PA Workers’ Comp Insurer Gets Credit for Disability Pension without Evidence of Actual Amount Contributed by Employer
Section 204(a) of the Pennsylvania Workers’ Compensation Act entitles workers’ comp insurance carriers to an offset if the injured worker receives unemployment compensation benefits, Social Security Retirement benefits, severance benefits or pension benefits. Most of these benefits, and their offsets, are easily calculated. However, when one gets into the area of pensions, in particular “defined benefit” plans, things get more complicated.
In a “defined benefit” plan, the amount of money paid to the recipient is certain; therefore, the party funding the plan takes the risk of the plan not being adequately funded to make the necessary payments to recipients. The money paid into the plan is put into a general fund, which is then used to pay all recipients. Contrast this with a “defined contribution” plan, where the employer pays a certain amount on behalf of each employee, and that account is then used to only pay that employee. That employee then only receives the payments that his own account can support. Thus, the employee takes the risk of underfunding.
A Pennsylvania workers’ comp insurance company can only obtain an offset from a pension plan “to the extent funded by the employer directly liable for the payment of compensation.” The issue, then, becomes how much that employer funded the plan. This can get complicated in a “defined benefit” plan, where the injured worker was employed by multiple employers over his or her career.
On March 5, 2009, the Commonwealth Court of Pennsylvania decided Consolidated Coal Co. v. Workers’ Compensation Appeal Board, and addressed this very issue. In this matter, the injured worker was entitled to a “defined benefit” disability pension, as a result of working just over 31 years for various union employers. He worked over 13 years for the employer at which he was injured. Due to Claimant’s higher benefit rate while working for this employer, the actuary of the plan testified that 51.12% of the total monthly benefits from the plan were attributable to this employer. Thus, the workers’ compensation carrier wanted an offset of 51.12%.

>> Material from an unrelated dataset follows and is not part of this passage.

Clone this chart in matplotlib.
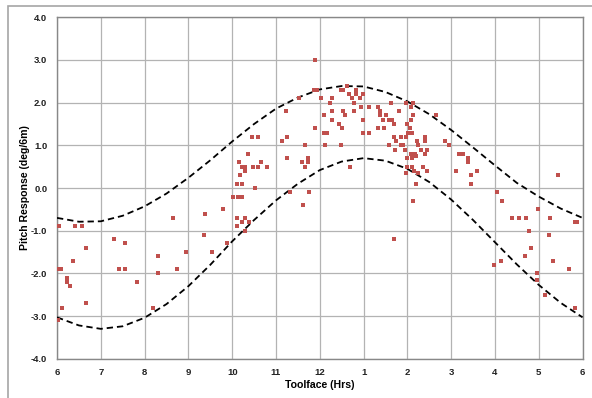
import matplotlib.pyplot as plt
from matplotlib.patches import Rectangle

# toolface in clock hours, 6 o'clock -> 12 -> 6 o'clock again (13 = 1, 14 = 2 ...)
toolface = [6.05, 6.40, 6.56, 7.29, 7.55, 6.66, 6.36, 6.02, 6.08, 7.42, 7.55, 6.22, 6.22, 6.23, 6.29, 7.83,
            6.12, 6.66, 8.19, 6.02, 8.66, 8.30, 8.95, 8.75, 8.30, 9.39, 9.79, 9.36, 9.89, 9.55,
            10.03, 10.14, 10.22, 10.12, 10.29, 10.22, 10.39, 10.12, 10.29,
            10.46, 10.59, 10.35, 10.16, 10.22, 10.29, 10.29, 10.17, 10.11, 10.22, 10.53, 10.48, 10.59, 10.65, 10.80,
            11.13, 11.22, 11.26, 11.26, 11.33, 11.53, 11.62, 11.75, 11.59, 11.66, 11.74, 11.74, 11.66,
            11.88, 11.88, 11.87, 11.94, 12.02, 12.10, 12.10, 12.16, 12.13, 12.23, 12.29, 12.29, 12.29,
            12.43, 12.50, 12.48, 12.54, 12.54, 12.49, 12.58, 12.63, 12.67, 12.73, 12.82, 12.82, 12.79, 12.79,
            12.69, 12.92, 12.99, 12.95, 13.12, 12.99, 12.99, 13.12,
            13.34, 13.38, 13.38, 13.45, 13.34, 13.47, 13.62, 13.82, 13.96, 14.13, 14.08, 14.13, 14.08,
            13.51, 13.57, 13.64, 13.69, 13.99, 14.05, 14.10, 14.02, 13.69, 13.86, 13.98, 14.40, 14.40,
            14.21, 14.25, 13.73, 13.85, 13.91, 13.59, 13.71, 13.94, 14.08, 14.17, 14.32, 14.44, 14.40,
            13.99, 14.10, 14.20, 13.99, 14.10, 14.35, 14.45, 14.15, 14.25, 13.98, 14.20, 14.12, 13.69,
            14.65, 14.85, 14.96, 15.18, 15.27, 15.39, 15.39, 15.12, 15.59, 15.45, 15.45,
            16.05, 16.15, 16.38, 16.55, 16.72, 16.99, 17.26, 17.83, 17.88, 16.78, 17.23, 16.82, 16.68,
            16.14, 15.98, 17.33, 17.68, 16.95, 16.95, 17.15, 17.82, 17.45]
pitch = [-0.9, -0.9, -0.9, -1.2, -1.3, -1.4, -1.7, -1.9, -1.9, -1.9, -1.9, -2.1, -2.15, -2.2, -2.3, -2.2,
         -2.8, -2.7, -2.8, -3.1, -0.7, -1.6, -1.5, -1.9, -2.0, -0.6, -0.5, -1.1, -1.3, -1.5,
         -0.2, -0.2, -0.2, -0.7, -0.7, -0.8, -0.8, -0.9, -1.0,
         1.2, 1.2, 0.8, 0.6, 0.5, 0.5, 0.4, 0.3, 0.1, 0.1, 0.0, 0.5, 0.5, 0.6, 0.5,
         1.1, 1.8, 1.2, 0.7, -0.1, 2.1, -0.4, -0.1, 0.6, 0.5, 0.7, 0.6, 1.0,
         1.4, 3.0, 2.3, 2.3, 2.1, 1.7, 1.3, 1.3, 1.0, 2.0, 2.1, 1.8, 1.6,
         1.5, 1.4, 2.3, 2.3, 1.8, 1.0, 1.7, 2.4, 2.2, 2.1, 2.3, 2.2, 2.0, 1.8,
         0.5, 2.1, 2.2, 1.9, 1.9, 1.6, 1.3, 1.3,
         1.9, 1.8, 1.7, 1.6, 1.4, 1.4, 2.0, 1.8, 2.0, 2.0, 1.9, 1.7, 1.6,
         1.7, 1.6, 1.6, 1.5, 1.5, 1.4, 1.3, 1.3, 1.2, 1.2, 1.2, 1.2, 1.1,
         1.1, 1.0, 1.1, 1.0, 1.0, 1.0, 0.9, 0.9, 0.8, 0.8, 0.9, 0.9, 0.8,
         0.7, 0.7, 0.75, 0.5, 0.5, 0.5, 0.4, 0.4, 0.35, 0.35, 0.1, -0.3, -1.2,
         1.7, 1.1, 1.0, 0.8, 0.8, 0.7, 0.6, 0.4, 0.4, 0.3, 0.1,
         -0.1, -0.3, -0.7, -0.7, -0.7, -0.5, -0.7, -0.8, -0.8, -1.0, -1.1, -1.4, -1.6,
         -1.7, -1.8, -1.7, -1.9, -2.0, -2.15, -2.5, -2.8, 0.3]

# dashed envelope, read every half hour
env_hours = [6 + 0.5 * i for i in range(25)]
env_upper = [-0.70, -0.79, -0.78, -0.65, -0.43, -0.13, 0.24, 0.65, 1.09, 1.50, 1.86, 2.12, 2.31,
             2.39, 2.38, 2.25, 2.03, 1.73, 1.36, 0.95, 0.53, 0.12, -0.20, -0.48, -0.70]
env_lower = [-3.03, -3.22, -3.30, -3.24, -3.04, -2.72, -2.30, -1.80, -1.25, -0.75, -0.29, 0.10, 0.42,
             0.62, 0.70, 0.64, 0.45, 0.14, -0.27, -0.75, -1.27, -1.79, -2.27, -2.69, -3.03]

tick_hours = list(range(6, 19))
tick_labels = ['6', '7', '8', '9', '10', '11', '12', '1', '2', '3', '4', '5', '6']
y_ticks = [-4, -3, -2, -1, 0, 1, 2, 3, 4]

plt.rcParams['font.family'] = ['Liberation Sans', 'DejaVu Sans']

figure = plt.figure(dpi=100, figsize=(5.92, 3.98))
ax = figure.add_axes([0.0963, 0.0987, 0.8877, 0.8578])

# grey chart-area border, like the excel chart frame
figure.patches.append(Rectangle((7.5 / 592, -0.1), 1.2, 1.1 - 6.5 / 398, transform=figure.transFigure,
                                fill=False, edgecolor='#a6a6a6', linewidth=1.2))

ax.plot(env_hours, env_upper, color='black', linewidth=1.3, linestyle=(0, (3.5, 2.2)), zorder=3)
ax.plot(env_hours, env_lower, color='black', linewidth=1.3, linestyle=(0, (3.5, 2.2)), zorder=3)
ax.plot(toolface, pitch, linestyle='none', marker='s', markersize=3.5, color='#c0504d',
        markeredgewidth=0, zorder=4)

ax.set_xlim(6, 18)
ax.set_ylim(-4, 4)
ax.set_xticks(tick_hours)
ax.set_xticklabels(tick_labels)
ax.set_yticks(y_ticks)
ax.set_yticklabels(['%.1f' % v for v in y_ticks])
ax.grid(True, color='#b3b3b3', linewidth=0.9, zorder=0)
ax.set_axisbelow(True)
for spine in ax.spines.values():
    spine.set_color('#888888')
    spine.set_linewidth(1.0)
ax.tick_params(axis='both', which='major', length=0, labelsize=6.8, colors='#222222')
ax.tick_params(axis='y', pad=7)
ax.tick_params(axis='x', pad=7)
for lab in ax.get_xticklabels() + ax.get_yticklabels():
    lab.set_fontweight('bold')

ax.set_xlabel('Toolface (Hrs)', fontsize=7.6, fontweight='bold', labelpad=1.5)
ax.set_ylabel('Pitch Response (deg/6m)', fontsize=7.6, fontweight='bold', labelpad=1)

plt.savefig('out.png', dpi=100)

The Commonwealth Court agreed with employer. Even though the actuary of the plan did not testify as to what amount of money the employer contributed to the plan (versus the amount the employee was paid out of the plan), the Court found the method used appropriate for “defined benefit” plans. Since the contributions go into a general fund, and not into an account for each individual employee, as with a “defined contribution” plan, this service-based method is appropriate to calculate the offset.